Dean covered his eyes with a shaking hand and laughed bitterly. "That's about the only thing I have; this trust that I'm right where I'm supposed to be, doing exactly what I'm supposed to be doing. And there's not a damned thing about it that's comforting. Funny, huh?" He covered both eyes with both hands and breathed out loudly. He lowered his hands, exhaling again. "Yeah, anyway. I'm here to say goodbye and to say thanks. For everything. Whether you believe me or not. About Sam. It don't matter. You helped him. You helped us."

"You know I don't believe it. And you don't have to thank me." House hesitated, eyes flicking away then back. "But you're welcome."

Dean smiled. He put out his right hand.

House looked down at the proffered gesture, then very slowly reached out with his left hand and laced his fingers through Dean's, lifting them palm to palm. He raised his eyes and looked down into the vulnerable and open gaze of the other man.

Dean took a step towards him and House reached for him, still holding fast to his hand, trapping it behind the younger man's back, the cane clattering as he brought his other hand up to Dean's face. With a hand cupping the strong jaw, fingertips brushing an earlobe, House tilted Dean's face up and lowered his mouth to his lips.

Dean shook his hand free and both men moved into a fierce embrace, arms and hands, mouths and tongues. House kept his eyes slitted open, watching the younger man's face, Dean's eyes were closed, lids fluttering, moaning into his mouth. House was warming beneath Dean's hands that had somehow found their way inside his t-shirt, flat palmed against his back. House wanted to feel the thick sliding of the muscles over Dean's ribs, down the sides of his spine, but he wanted more to hold Dean's face fast, between his hands, mouth hard against mouth. Then Dean suddenly had him backed against the lip of the roof, his hips grinding, a plaintive and furious pressing of the hard length of both their erections, and House had to grab for his hips, pulling him against him, breaking the kiss, burying his face down into Dean's neck, gasping.

"Dean."

Dean murmured something, deep in his throat and brought his mouth back to House's lips.

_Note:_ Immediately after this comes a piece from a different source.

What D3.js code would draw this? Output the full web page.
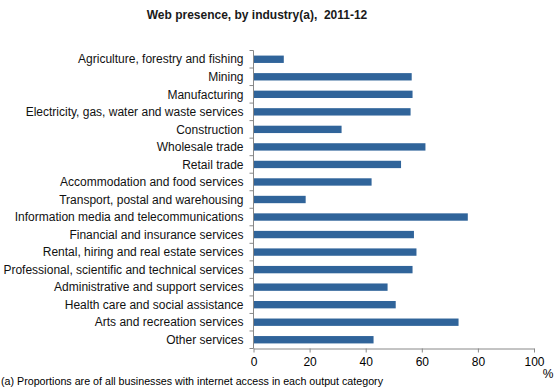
<!DOCTYPE html>
<html>
<head>
<meta charset="utf-8">
<script src="https://cdn.jsdelivr.net/npm/d3@7"></script>
<style>
  body { margin: 0; background: #fff; }
  text { font-family: "Liberation Sans", Arial, sans-serif; fill: #000; }
</style>
</head>
<body>
<svg id="chart" width="556" height="388"></svg>
<script>
const industries = [
  'Agriculture, forestry and fishing',
  'Mining',
  'Manufacturing',
  'Electricity, gas, water and waste services',
  'Construction',
  'Wholesale trade',
  'Retail trade',
  'Accommodation and food services',
  'Transport, postal and warehousing',
  'Information media and telecommunications',
  'Financial and insurance services',
  'Rental, hiring and real estate services',
  'Professional, scientific and technical services',
  'Administrative and support services',
  'Health care and social assistance',
  'Arts and recreation services',
  'Other services',
];
const webPresence = [10.8, 56.4, 56.7, 56.0, 31.4, 61.3, 52.6, 42.1, 18.6, 76.4, 57.2, 58.1, 56.7, 47.8, 50.7, 73.1, 42.8];
const xTicks = [0, 20, 40, 60, 80, 100];

const margin = { top: 50.5, left: 253.5, right: 22, bottom: 39.5 };
const width = 556, height = 388;
const svg = d3.select('#chart');

const x = d3.scaleLinear().domain([0, 100]).range([margin.left, width - margin.right]);
const y = d3.scaleBand()
  .domain(industries)
  .range([margin.top, height - margin.bottom])
  .paddingInner(0.58)
  .paddingOuter(0.29);

// title (keep the double space)
svg.append('text')
  .attr('x', 257).attr('y', 19)
  .attr('text-anchor', 'middle')
  .style('font-size', '12px').style('font-weight', 'bold')
  .style('white-space', 'pre')
  .style('fill', '#1a1a1a')
  .text('Web presence, by industry(a),  2011-12');

// bars
svg.selectAll('.bar')
  .data(industries)
  .enter()
  .append('rect')
  .attr('class', 'bar')
  .attr('x', x(0))
  .attr('y', d => y(d))
  .attr('width', (d, i) => x(webPresence[i]) - x(0))
  .attr('height', y.bandwidth())
  .attr('fill', '#30649a');

// y axis: line + ticks between categories
const yAxis = svg.append('g').attr('class', 'yAxis');
const step = y.step();
const yTicks = d3.range(industries.length + 1).map(i => margin.top + i * step);
yAxis.append('line')
  .attr('x1', x(0)).attr('x2', x(0))
  .attr('y1', margin.top).attr('y2', height - margin.bottom)
  .attr('stroke', '#888');
yAxis.selectAll('.tick')
  .data(yTicks)
  .enter()
  .append('line')
  .attr('x1', x(0) - 4).attr('x2', x(0))
  .attr('y1', d => d).attr('y2', d => d)
  .attr('stroke', '#888');
yAxis.selectAll('.label')
  .data(industries)
  .enter()
  .append('text')
  .attr('x', x(0) - 10)
  .attr('y', d => y(d) + y.bandwidth() / 2)
  .attr('dy', '0.35em')
  .attr('text-anchor', 'end')
  .style('font-size', '12px')
  .style('fill', '#111')
  .text(d => d);

// x axis
const xAxis = svg.append('g')
  .attr('class', 'xAxis')
  .attr('transform', `translate(0,${height - margin.bottom})`)
  .call(d3.axisBottom(x).tickValues(xTicks).tickSize(4).tickPadding(5).tickSizeOuter(0));
xAxis.select('.domain').attr('stroke', '#888');
xAxis.selectAll('.tick line').attr('stroke', '#888');
xAxis.selectAll('.tick text')
  .style('font-size', '12px')
  .style('font-family', '"Liberation Sans", Arial, sans-serif')
  .attr('fill', '#111');

svg.append('text')
  .attr('x', 548).attr('y', 378)
  .attr('text-anchor', 'middle')
  .style('font-size', '12px')
  .text('%');

// footnote
svg.append('text')
  .attr('x', 1).attr('y', 384.5)
  .style('font-size', '10.7px')
  .text('(a) Proportions are of all businesses with internet access in each output category');
</script>
</body>
</html>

"What did you say?" House groaned, still kissing him.

Dean nipped at his lips, brushed his tongue across House's front teeth, kissed him deeper, then gently pressed his mouth against the corner of House's lips. "I thought you didn't know my name."

"I know your name."

"Yeah," he whispered. "I know you do."

"I don't think I'm ever going to forget it," House said, simply, and reaching up he held Dean's face between his hands, thumbs ghosting the corners of his mouth. Looking at the masculine and 

beautiful bone structure, the perfect bow of the top lip, wet and glistening. He narrowed his gaze and breathed in deeply.

Dean opened his eyes, looking at him for a long moment. "Even if you can't trust your life, you can trust me," he said softly.

A tremor pulsed through him, into House, who wrapped his arms around his shoulders and pulled him into his chest, under his chin. "I have no idea why that feels like a true thing, but it does. I believe you."

"I wish I could stay."

"I wish I could go."

--

House turned back to the cement railing, looking out across the cityscape spread beneath him like a body, beckoning. After a quarter of an hour, he heard the Impala and with a brief closing of his eyes could follow its progress out of the visitor's lot and onto the frontage street. He knew he wasn't imagining it slowing just there, down in the street, in front of the hospital. He opened his eyes and forced himself to look down. The car was crawling past and as he watched, Dean's hand came to rest on the window frame and then there was a quick motion, a wave, a gesture, a sign, a signal, a secret. And then gone. With a dry gaze, House tracked the car down the street, around the corner and when he knew they would have reached the far distant freeway, he raised his own hand in answer. Goodbye.